begin PROVIDED DATA
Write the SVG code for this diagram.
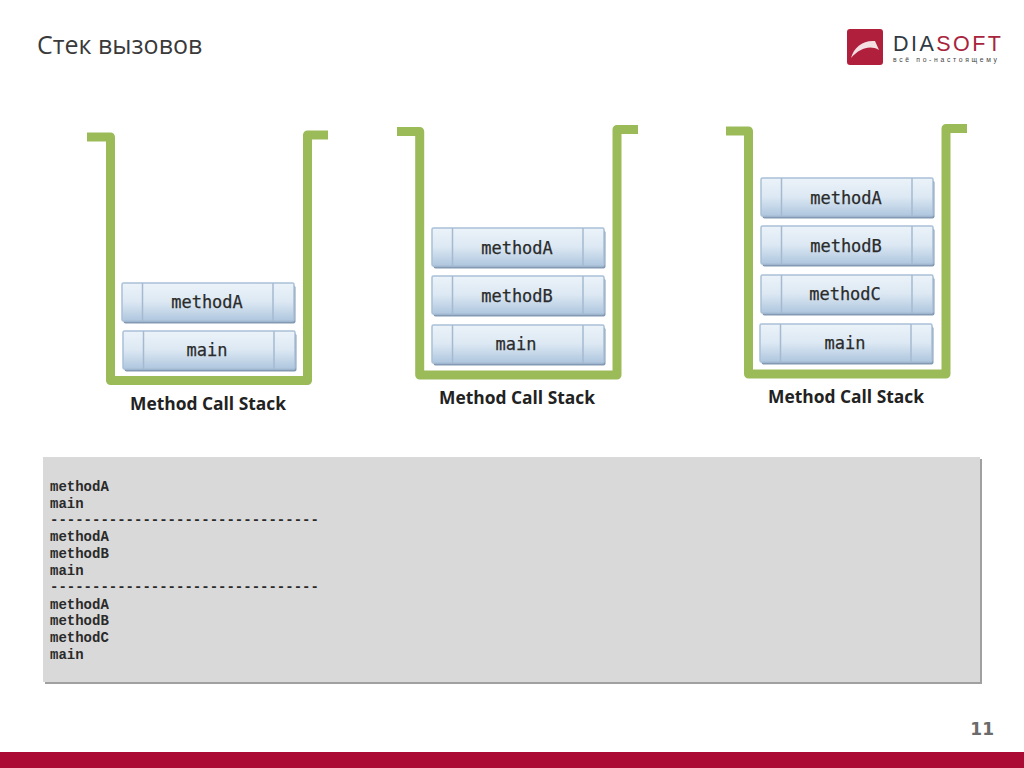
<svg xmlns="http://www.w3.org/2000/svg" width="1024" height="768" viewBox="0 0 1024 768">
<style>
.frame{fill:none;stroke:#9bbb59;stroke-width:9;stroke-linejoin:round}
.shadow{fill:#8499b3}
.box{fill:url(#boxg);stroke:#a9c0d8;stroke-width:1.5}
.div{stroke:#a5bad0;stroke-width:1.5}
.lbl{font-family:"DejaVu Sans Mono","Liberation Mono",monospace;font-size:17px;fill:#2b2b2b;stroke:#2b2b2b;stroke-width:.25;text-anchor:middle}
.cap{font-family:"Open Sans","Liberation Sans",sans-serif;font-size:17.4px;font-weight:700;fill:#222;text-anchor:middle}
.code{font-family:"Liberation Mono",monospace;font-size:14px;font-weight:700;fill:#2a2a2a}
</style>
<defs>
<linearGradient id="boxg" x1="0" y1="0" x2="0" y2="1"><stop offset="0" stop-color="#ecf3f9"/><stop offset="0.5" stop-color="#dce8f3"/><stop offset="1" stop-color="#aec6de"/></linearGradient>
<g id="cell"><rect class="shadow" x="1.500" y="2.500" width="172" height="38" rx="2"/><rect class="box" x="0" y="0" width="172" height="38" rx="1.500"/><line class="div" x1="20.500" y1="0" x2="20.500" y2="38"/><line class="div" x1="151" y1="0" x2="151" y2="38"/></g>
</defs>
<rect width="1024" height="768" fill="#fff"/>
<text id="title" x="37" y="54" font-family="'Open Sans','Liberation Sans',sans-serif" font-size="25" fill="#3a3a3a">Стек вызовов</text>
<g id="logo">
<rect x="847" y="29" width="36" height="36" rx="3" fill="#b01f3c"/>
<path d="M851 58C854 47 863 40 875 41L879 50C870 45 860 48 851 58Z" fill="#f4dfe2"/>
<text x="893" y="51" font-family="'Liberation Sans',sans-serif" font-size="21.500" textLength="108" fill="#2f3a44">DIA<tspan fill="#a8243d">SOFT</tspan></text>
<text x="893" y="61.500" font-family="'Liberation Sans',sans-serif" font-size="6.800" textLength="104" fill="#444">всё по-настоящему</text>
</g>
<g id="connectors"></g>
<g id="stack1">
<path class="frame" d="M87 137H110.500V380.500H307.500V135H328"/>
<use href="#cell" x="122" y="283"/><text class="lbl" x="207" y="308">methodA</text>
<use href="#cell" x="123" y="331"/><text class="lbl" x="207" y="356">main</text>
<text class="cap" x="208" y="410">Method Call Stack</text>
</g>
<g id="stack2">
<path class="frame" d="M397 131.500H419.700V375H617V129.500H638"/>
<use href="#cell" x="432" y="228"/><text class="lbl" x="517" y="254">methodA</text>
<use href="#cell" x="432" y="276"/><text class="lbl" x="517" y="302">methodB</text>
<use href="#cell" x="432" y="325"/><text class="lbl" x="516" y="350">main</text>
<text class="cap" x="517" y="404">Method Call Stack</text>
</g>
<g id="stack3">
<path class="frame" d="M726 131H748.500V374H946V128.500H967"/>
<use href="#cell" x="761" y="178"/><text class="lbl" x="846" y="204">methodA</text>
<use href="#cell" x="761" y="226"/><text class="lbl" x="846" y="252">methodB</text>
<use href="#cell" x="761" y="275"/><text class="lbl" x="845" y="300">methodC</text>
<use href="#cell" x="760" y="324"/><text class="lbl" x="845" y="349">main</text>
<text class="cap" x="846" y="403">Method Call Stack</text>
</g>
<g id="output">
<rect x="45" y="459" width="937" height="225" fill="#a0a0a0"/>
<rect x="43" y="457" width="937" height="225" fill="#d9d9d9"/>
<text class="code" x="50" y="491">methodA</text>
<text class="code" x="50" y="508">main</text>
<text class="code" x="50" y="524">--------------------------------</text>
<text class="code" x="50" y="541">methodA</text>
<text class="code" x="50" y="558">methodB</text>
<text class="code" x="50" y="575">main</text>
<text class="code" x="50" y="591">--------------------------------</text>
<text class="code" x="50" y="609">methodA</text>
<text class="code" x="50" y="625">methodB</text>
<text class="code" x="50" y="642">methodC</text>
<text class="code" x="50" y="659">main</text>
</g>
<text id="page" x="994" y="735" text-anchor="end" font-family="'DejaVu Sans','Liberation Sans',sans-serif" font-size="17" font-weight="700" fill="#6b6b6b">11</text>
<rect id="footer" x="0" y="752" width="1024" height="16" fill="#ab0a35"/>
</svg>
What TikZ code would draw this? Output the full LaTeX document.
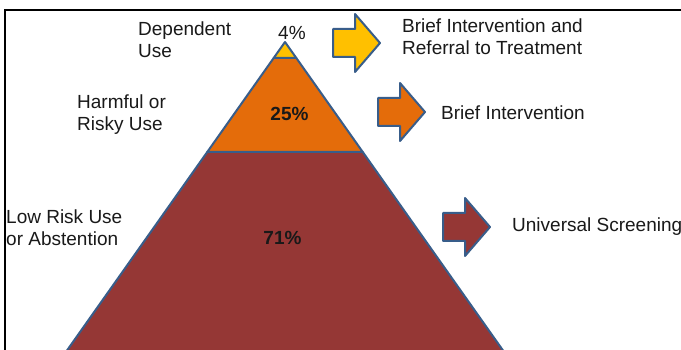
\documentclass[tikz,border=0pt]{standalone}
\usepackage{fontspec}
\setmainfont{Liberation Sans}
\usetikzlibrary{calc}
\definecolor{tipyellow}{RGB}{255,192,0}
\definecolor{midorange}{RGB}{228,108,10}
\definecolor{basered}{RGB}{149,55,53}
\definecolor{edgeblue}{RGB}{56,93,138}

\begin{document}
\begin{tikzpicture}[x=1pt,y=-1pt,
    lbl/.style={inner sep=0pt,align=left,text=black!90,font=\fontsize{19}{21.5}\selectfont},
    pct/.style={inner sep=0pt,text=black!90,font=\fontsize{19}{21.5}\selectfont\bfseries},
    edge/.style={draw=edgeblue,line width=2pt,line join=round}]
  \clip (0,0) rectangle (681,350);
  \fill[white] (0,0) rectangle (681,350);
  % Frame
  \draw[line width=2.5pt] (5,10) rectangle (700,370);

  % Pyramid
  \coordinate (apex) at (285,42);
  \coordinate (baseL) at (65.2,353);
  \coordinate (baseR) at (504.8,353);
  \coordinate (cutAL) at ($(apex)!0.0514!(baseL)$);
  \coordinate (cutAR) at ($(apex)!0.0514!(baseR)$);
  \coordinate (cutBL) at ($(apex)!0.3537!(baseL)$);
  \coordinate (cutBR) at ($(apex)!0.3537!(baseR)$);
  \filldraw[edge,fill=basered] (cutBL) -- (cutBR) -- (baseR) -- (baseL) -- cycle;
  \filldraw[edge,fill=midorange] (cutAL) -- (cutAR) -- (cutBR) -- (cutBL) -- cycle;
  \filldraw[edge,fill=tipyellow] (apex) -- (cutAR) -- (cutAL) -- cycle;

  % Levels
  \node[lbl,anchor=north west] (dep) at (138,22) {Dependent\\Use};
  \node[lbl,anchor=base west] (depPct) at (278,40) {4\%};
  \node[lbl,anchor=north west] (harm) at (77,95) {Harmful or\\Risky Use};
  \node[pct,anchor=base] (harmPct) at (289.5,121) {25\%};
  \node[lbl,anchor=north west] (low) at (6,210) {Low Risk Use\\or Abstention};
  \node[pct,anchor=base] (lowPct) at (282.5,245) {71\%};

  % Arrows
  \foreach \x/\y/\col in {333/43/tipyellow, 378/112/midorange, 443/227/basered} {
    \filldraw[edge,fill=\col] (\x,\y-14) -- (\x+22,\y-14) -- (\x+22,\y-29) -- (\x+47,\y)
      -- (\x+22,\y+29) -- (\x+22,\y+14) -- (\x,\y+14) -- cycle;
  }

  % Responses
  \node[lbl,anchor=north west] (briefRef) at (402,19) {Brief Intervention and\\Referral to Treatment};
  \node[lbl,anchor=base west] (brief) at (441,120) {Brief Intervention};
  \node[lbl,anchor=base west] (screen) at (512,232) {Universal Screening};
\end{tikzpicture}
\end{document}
end PROVIDED DATA
** SHORT TASK **
Look through the entries and find each line that has the string "this". Copy those lines.

** TASK RESULT **
Write the SVG code for this diagram.
What TikZ code would draw this? Output the full LaTeX document.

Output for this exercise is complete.